Thank you, Sid. You and your magic tricks are missed, and your books will always bring joy and laughter.
COURAGE
Courage relates closely to Ego Strength and Faith, characteristics needed by any writer, as discussed in previous tip posts. Often, just telling yourself that yes, you possess courage, almost magically allows it to emerge.
I believe that the courage to express yourself in your own inimitable way is a prime requisite for the development of an original Voice. Once you find your Voice, your writing becomes more enjoyable and fluent, in my experience. I capitalize “Voice” to distinguish it from the concrete voices of your characters; I am referring to something a bit more ephemeral, i.e. your own personal style of expression.
Let go of the other voices in your head–of critics, parents, other characters in someone else’s books, and let your own Voice shine forth. It takes courage and confidence and faith and ego strength to allow that to happen.
I converse on her blog with Uma Krishnaswami, the author of THE GRAND PLAN TO FIX EVERYTHING, about Voice, middle grade, courage, and this crazy writer’s life we lead.
Link: http://umakrishnaswami.blogspot.com/2011/09/process-talk-conversation-with-joanne_14.html
FIND WAYS TO SURPRISE YOURSELF
I have found the element of surprise to be the most enjoyable part of the writing process. I have great faith that I will eventually be surprised by something totally unplanned and tinged, almost, with a whiff of magic. This knowledge helps get me through those periods when I feel I having nothing of worth to say–I write towards the surprise I know is coming. Certain techniques help instigate surprises. One of these techniques is the use of the omniscient voice, which I used liberally in my novel ONE DAY AND ONE AMAZING MORNING ON ORANGE STREET. It’s as if I were being guided by a friendly puppeteer, moving me in unexpected ways. Uma Krishnaswami also uses voice creatively and experimentally in her wonderful novel THE GRAND PLAN TO CHANGE EVERYTHING. Together she and I have a grand time discussing the surprises of the writing process on her blog, Writing with a Broken Tusk.

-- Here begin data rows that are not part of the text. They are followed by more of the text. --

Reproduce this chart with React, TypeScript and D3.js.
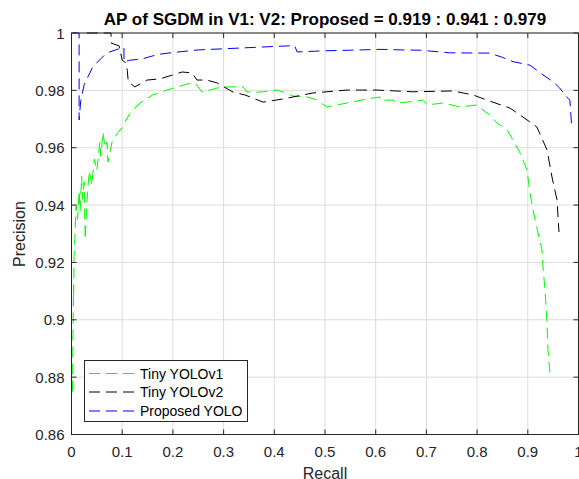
import React from "react";
import * as d3 from "d3";

const title = "AP of SGDM in V1: V2: Proposed = 0.919 : 0.941 : 0.979";
const xTicks = [0, 0.1, 0.2, 0.3, 0.4, 0.5, 0.6, 0.7, 0.8, 0.9, 1];
const yTicks = [0.86, 0.88, 0.9, 0.92, 0.94, 0.96, 0.98, 1];
const seriesNames = ["Tiny YOLOv1", "Tiny YOLOv2", "Proposed YOLO"];
const seriesColors = ["#00ff00", "#000000", "#0000ff"];

const recallV1 = [0.002, 0.003, 0.004, 0.004, 0.005, 0.007, 0.009, 0.012, 0.015, 0.017, 0.02, 0.022, 0.025, 0.027, 0.03, 0.035, 0.04, 0.045, 0.05, 0.056, 0.058, 0.062, 0.066, 0.07, 0.072, 0.08, 0.09, 0.1, 0.115, 0.135, 0.16, 0.188, 0.228, 0.2436, 0.2574, 0.287, 0.3067, 0.3383, 0.3462, 0.372, 0.4053, 0.425, 0.4369, 0.4645, 0.4842, 0.504, 0.5434, 0.583, 0.6085, 0.6085, 0.634, 0.642, 0.6617, 0.693, 0.701, 0.7327, 0.7663, 0.7998, 0.8116, 0.8254, 0.8393, 0.859, 0.8708, 0.8846, 0.8984, 0.9043, 0.9102, 0.9201, 0.928, 0.93, 0.9339, 0.9379, 0.9398, 0.9438, 0.9497];
const precisionV1 = [0.875, 0.895, 0.912, 0.905, 0.922, 0.93, 0.94, 0.935, 0.945, 0.938, 0.95, 0.942, 0.948, 0.928, 0.94, 0.952, 0.947, 0.956, 0.952, 0.962, 0.957, 0.9655, 0.96, 0.962, 0.955, 0.962, 0.965, 0.967, 0.972, 0.9756, 0.9784, 0.9801, 0.9822, 0.9826, 0.9794, 0.9808, 0.9812, 0.9812, 0.9794, 0.9794, 0.9801, 0.979, 0.978, 0.9777, 0.9766, 0.9742, 0.9756, 0.977, 0.9777, 0.9766, 0.9766, 0.9756, 0.9759, 0.9766, 0.9749, 0.9756, 0.9742, 0.9749, 0.9731, 0.9714, 0.9686, 0.9662, 0.9627, 0.9582, 0.9522, 0.9442, 0.9383, 0.9303, 0.9243, 0.9184, 0.9104, 0.8989, 0.8895, 0.8808, 0.8808];

const recallV2 = [0.03, 0.078, 0.078, 0.094, 0.1, 0.108, 0.11, 0.112, 0.125, 0.149, 0.1746, 0.2002, 0.218, 0.2377, 0.2475, 0.267, 0.287, 0.3185, 0.342, 0.378, 0.417, 0.437, 0.4763, 0.5434, 0.6026, 0.6736, 0.7525, 0.7919, 0.8195, 0.865, 0.8984, 0.918, 0.938, 0.9477, 0.9576, 0.9615];
const precisionV2 = [1.0, 1.0, 0.9965, 0.9955, 0.9905, 0.9895, 0.987, 0.983, 0.9812, 0.9836, 0.984, 0.9854, 0.9864, 0.9861, 0.9836, 0.9836, 0.9826, 0.9794, 0.9784, 0.9759, 0.977, 0.9777, 0.9791, 0.9801, 0.9801, 0.9795, 0.9798, 0.9784, 0.9766, 0.9738, 0.9697, 0.9672, 0.9592, 0.9498, 0.9418, 0.9306];

const recallProp = [0.004, 0.015, 0.015, 0.018, 0.025, 0.042, 0.069, 0.092, 0.1, 0.1035, 0.1035, 0.115, 0.14, 0.17, 0.2, 0.25, 0.3, 0.35, 0.4, 0.44, 0.445, 0.5, 0.55, 0.6085, 0.65, 0.687, 0.746, 0.8, 0.825, 0.85, 0.871, 0.904, 0.93, 0.95, 0.963, 0.975, 0.983, 0.9866];
const precisionProp = [1.0, 1.0, 0.9697, 0.976, 0.982, 0.9882, 0.993, 0.9944, 0.9951, 0.9951, 0.9899, 0.9905, 0.991, 0.9925, 0.9932, 0.9941, 0.9945, 0.9949, 0.9953, 0.9956, 0.9934, 0.9938, 0.994, 0.9943, 0.9941, 0.994, 0.9931, 0.993, 0.993, 0.9915, 0.99, 0.9888, 0.9854, 0.983, 0.9808, 0.978, 0.9766, 0.9673];

const W = 579;
const H = 479;
const left = 71.5;
const right = 578.5;
const top = 33;
const bottom = 434.5;
const axisColor = "#262626";
const font = "'Liberation Sans', Arial, Helvetica, sans-serif";

export default function App() {
  const x = d3.scaleLinear().domain([0, 1]).range([left, right]);
  const y = d3.scaleLinear().domain([0.86, 1]).range([bottom, top]);
  const line = d3
    .line<[number, number]>()
    .x((d) => x(d[0]))
    .y((d) => y(d[1]));

  const series = [
    recallV1.map((r, i) => [r, precisionV1[i]] as [number, number]),
    recallV2.map((r, i) => [r, precisionV2[i]] as [number, number]),
    recallProp.map((r, i) => [r, precisionProp[i]] as [number, number]),
  ];

  const legX = 84.5;
  const legY = 360.5;
  const legW = 163;
  const legH = 61;
  const rowY = [373.5, 392, 411];

  return (
    <div style={{ position: "fixed", left: 0, top: 0, width: W, height: H, background: "#fff" }}>
      <svg width={W} height={H} style={{ display: "block" }} fontFamily={font}>
        <rect x={0} y={0} width={W} height={H} fill="#fff" />
        {xTicks.map((t) => (
          <line key={"gx" + t} x1={x(t)} x2={x(t)} y1={top} y2={bottom} stroke="#dcdcdc" strokeWidth={1} />
        ))}
        {yTicks.map((t) => (
          <line key={"gy" + t} x1={left} x2={right} y1={y(t)} y2={y(t)} stroke="#dcdcdc" strokeWidth={1} />
        ))}
        <g>
          {series.map((s, i) => (
            <path
              key={"s" + i}
              d={line(s) || ""}
              fill="none"
              stroke={seriesColors[i]}
              strokeWidth={1}
              strokeDasharray="11,6"
            />
          ))}
        </g>
        <rect x={left} y={top} width={right - left} height={bottom - top} fill="none" stroke={axisColor} strokeWidth={1} />
        {xTicks.map((t) => (
          <g key={"tx" + t}>
            <line x1={x(t)} x2={x(t)} y1={bottom} y2={bottom - 5} stroke={axisColor} />
            <line x1={x(t)} x2={x(t)} y1={top} y2={top + 5} stroke={axisColor} />
            <text x={x(t)} y={456.5} fontSize={15} fill={axisColor} textAnchor="middle">
              {d3.format("~g")(t)}
            </text>
          </g>
        ))}
        {yTicks.map((t) => (
          <g key={"ty" + t}>
            <line x1={left} x2={left + 5} y1={y(t)} y2={y(t)} stroke={axisColor} />
            <line x1={right} x2={right - 5} y1={y(t)} y2={y(t)} stroke={axisColor} />
            <text x={64.5} y={y(t) + 5.5} fontSize={15} fill={axisColor} textAnchor="end">
              {d3.format("~g")(t)}
            </text>
          </g>
        ))}
        <text x={(left + right) / 2} y={25} fontSize={17} fontWeight="bold" fill="#000" textAnchor="middle">
          {title}
        </text>
        <text x={(left + right) / 2} y={478.5} fontSize={16} fill={axisColor} textAnchor="middle">
          Recall
        </text>
        <text transform={`translate(25,234) rotate(-90)`} fontSize={16} fill={axisColor} textAnchor="middle">
          Precision
        </text>
        <rect x={legX} y={legY} width={legW} height={legH} fill="#fff" stroke="#262626" strokeWidth={1} />
        {seriesNames.map((n, i) => (
          <g key={"l" + i}>
            <line
              x1={89}
              x2={136}
              y1={rowY[i]}
              y2={rowY[i]}
              stroke={seriesColors[i]}
              strokeWidth={1}
              strokeDasharray="11,6"
            />
            <text x={140} y={rowY[i] + 5} fontSize={14} fill="#000">
              {n}
            </text>
          </g>
        ))}
      </svg>
    </div>
  );
}
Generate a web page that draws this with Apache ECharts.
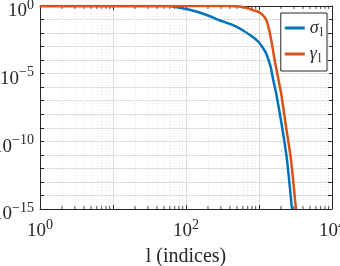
<!DOCTYPE html>
<html>
<head>
<meta charset="utf-8">
<script src="https://cdn.jsdelivr.net/npm/echarts@6/dist/echarts.min.js"></script>
<style>
  html, body { margin: 0; padding: 0; background: #fff; }
  #chart { width: 340px; height: 266px; }
</style>
</head>
<body>
<div id="chart"></div>
<script>
// l (indices) and values
const sigmaIdx = [1, 30, 59, 81, 101, 130, 167, 221, 286, 380, 487, 606, 733, 858, 1000, 1134, 1250, 1374, 1463, 1560, 1711, 2066, 2417, 2830]
const sigmaVal = [1, 1, 0.99, 0.74, 0.6, 0.43, 0.28, 0.16, 0.089, 0.052, 0.03, 0.0155, 0.0079, 0.0043, 0.002, 7.9e-4, 3.2e-4, 7.9e-5, 2.4e-5, 3.7e-6, 4e-7, 1.26e-9, 4.5e-12, 1e-15]
const gammaIdx = [1, 100, 391, 535, 667, 826, 1000, 1134, 1250, 1374, 1510, 1660, 2000, 2343, 2742, 3206]
const gammaVal = [1, 1, 1, 0.92, 0.74, 0.5, 0.35, 0.2, 0.1, 0.018, 1.4e-3, 6.6e-5, 4e-7, 1.26e-9, 4.5e-12, 1e-15]
const xTickExps = [0, 2, 4]
const yTickExps = [-15, -10, -5, 0]
const xMinorTicks = [2, 3, 4, 5, 6, 7, 8, 9, 20, 30, 40, 50, 60, 70, 80, 90,
  200, 300, 400, 500, 600, 700, 800, 900, 2000, 3000, 4000, 5000, 6000, 7000, 8000, 9000]

const axisColor = '#262626'
const serif = '"Liberation Serif", "Times New Roman", serif'
const exp10 = (v) => Math.round(Math.log10(v))
const powLabel = (v, keep) => {
  const e = exp10(v)
  return keep.indexOf(e) >= 0 ? '{b|10}{s|' + String(e).replace('-', '\u2212') + '}' : ''
}
const labelRich = {
  b: { fontFamily: serif, fontSize: 19, color: axisColor },
  s: { fontFamily: serif, fontSize: 14, color: axisColor, padding: [0, 0, 13, 0] }
}
const dotted = { color: '#e3e3e3', type: [1, 2], width: 1 }

const chart = echarts.init(document.getElementById('chart'))
const option = {
  animation: false,
  grid: { left: 40, top: 6, right: 8, bottom: 57, outerBoundsMode: 'none', containLabel: false },
  legend: {
    data: ['sigma', 'gamma'],
    right: 13, top: 13, orient: 'vertical',
    backgroundColor: '#fff', borderColor: axisColor, borderWidth: 1,
    padding: [6, 4, 6, 4], itemGap: 6, itemWidth: 20, itemHeight: 3, icon: 'rect',
    formatter: (name) => name === 'sigma' ? '{a|σ}{s|l}' : '{a|γ}{s|l}',
    textStyle: {
      fontFamily: serif,
      rich: {
        a: { fontFamily: serif, fontSize: 18, fontStyle: 'italic', color: axisColor },
        s: { fontFamily: serif, fontSize: 12, color: axisColor, padding: [10, 0, 0, 1] }
      }
    }
  },
  xAxis: [
    {
      type: 'log', min: 1, max: 10000, position: 'bottom', splitNumber: 4,
      name: 'l (indices)', nameLocation: 'middle', nameGap: 38,
      nameTextStyle: { fontFamily: serif, fontSize: 20, color: axisColor },
      axisLine: { lineStyle: { color: axisColor, width: 1 } },
      axisTick: { inside: true, length: 4, lineStyle: { color: axisColor } },
      axisLabel: { margin: 9, fontFamily: serif, formatter: (v) => powLabel(v, xTickExps), rich: labelRich },
      splitLine: {
        show: true, lineStyle: { color: '#dcdcdc', width: 1 },
        interval: (i, v) => xTickExps.indexOf(exp10(v)) >= 0
      }
    },
    {
      type: 'log', min: 1, max: 10000, position: 'top', splitNumber: 4,
      axisLine: { lineStyle: { color: axisColor, width: 1 } },
      axisTick: { inside: true, length: 4, lineStyle: { color: axisColor } },
      axisLabel: { show: false },
      splitLine: { show: true, lineStyle: dotted }
    }
  ],
  yAxis: [
    {
      type: 'log', min: 1e-15, max: 1, position: 'left', interval: 1, splitNumber: 30,
      axisLine: { show: true, lineStyle: { color: axisColor, width: 1 } },
      axisTick: { show: true, inside: true, length: 4, lineStyle: { color: axisColor } },
      axisLabel: {
        margin: 6, padding: [11, 0, 0, 0], fontFamily: serif,
        formatter: (v) => powLabel(v, yTickExps), rich: labelRich
      },
      splitLine: {
        show: true, lineStyle: { color: '#dcdcdc', width: 1 },
        interval: (i, v) => yTickExps.indexOf(exp10(v)) >= 0
      }
    },
    {
      type: 'log', min: 1e-15, max: 1, position: 'right', interval: 1, splitNumber: 30,
      axisLine: { show: true, lineStyle: { color: axisColor, width: 1 } },
      axisTick: { show: true, inside: true, length: 4, lineStyle: { color: axisColor } },
      axisLabel: { show: false },
      splitLine: { show: true, lineStyle: dotted }
    }
  ],
  series: [
    {
      // minor grid lines and minor ticks at 2..9 of each decade
      name: 'minorBottom', type: 'scatter', silent: true, clip: false, z: 1,
      symbol: 'rect', symbolSize: [1, 3], symbolOffset: [0, -1.5],
      itemStyle: { color: axisColor },
      data: xMinorTicks.map((v) => [v, 1e-15]),
      markLine: {
        silent: true, symbol: 'none', label: { show: false }, animation: false, z: 1,
        lineStyle: dotted,
        data: xMinorTicks.map((v) => ({ xAxis: v }))
      }
    },
    {
      name: 'minorTop', type: 'scatter', silent: true, clip: false, z: 1,
      symbol: 'rect', symbolSize: [1, 3], symbolOffset: [0, 1.5],
      itemStyle: { color: axisColor },
      data: xMinorTicks.map((v) => [v, 1])
    },
    {
      name: 'sigma', type: 'line', showSymbol: false, smooth: 0.2, z: 5,
      data: sigmaIdx.map((l, i) => [l, sigmaVal[i]]),
      lineStyle: { color: '#0072BD', width: 2.5 }, itemStyle: { color: '#0072BD' }
    },
    {
      name: 'gamma', type: 'line', showSymbol: false, smooth: 0.2, z: 5,
      data: gammaIdx.map((l, i) => [l, gammaVal[i]]),
      lineStyle: { color: '#D95319', width: 2.5 }, itemStyle: { color: '#D95319' }
    }
  ]
}
chart.setOption(option)
</script>
</body>
</html>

When I was teaching my classes on writing for children at UCLA Extension, I noticed that the best writers thought their work was terrible, and those with much less potential and knowledge of craft were more interested in finding an agent and editor than improving their manuscripts. My theory is that true writers are lifelong readers–their standards are exceedingly high, having read the best work published.
Monika Schroeder, whose novel, MY BROTHER’S SHADOW, set in Berlin 1918, will be published by Farrar in September, addresses this issue with the following tip. And as they say, “Awareness is all.”
“I read a lot of books by other authors,” Monika says, “but when I am not feeling good about my own writing, the comparisons I draw lead to a complete shut-down of my own ability to write. Then I sit in front of the screen, paralyzed in ‘writer’s block’, convinced that I will never be as good as author xyz and I might as well give it up right now. In order to “unblock” myself when reading (and comparing my own work with) other authors, I need to remind myself that what I am reading is the polished, finished product. Their manuscripts most likely went through many revisions and may have looked pretty dismal in an earlier stage. It helps me to remember that simple fact. Sigh!”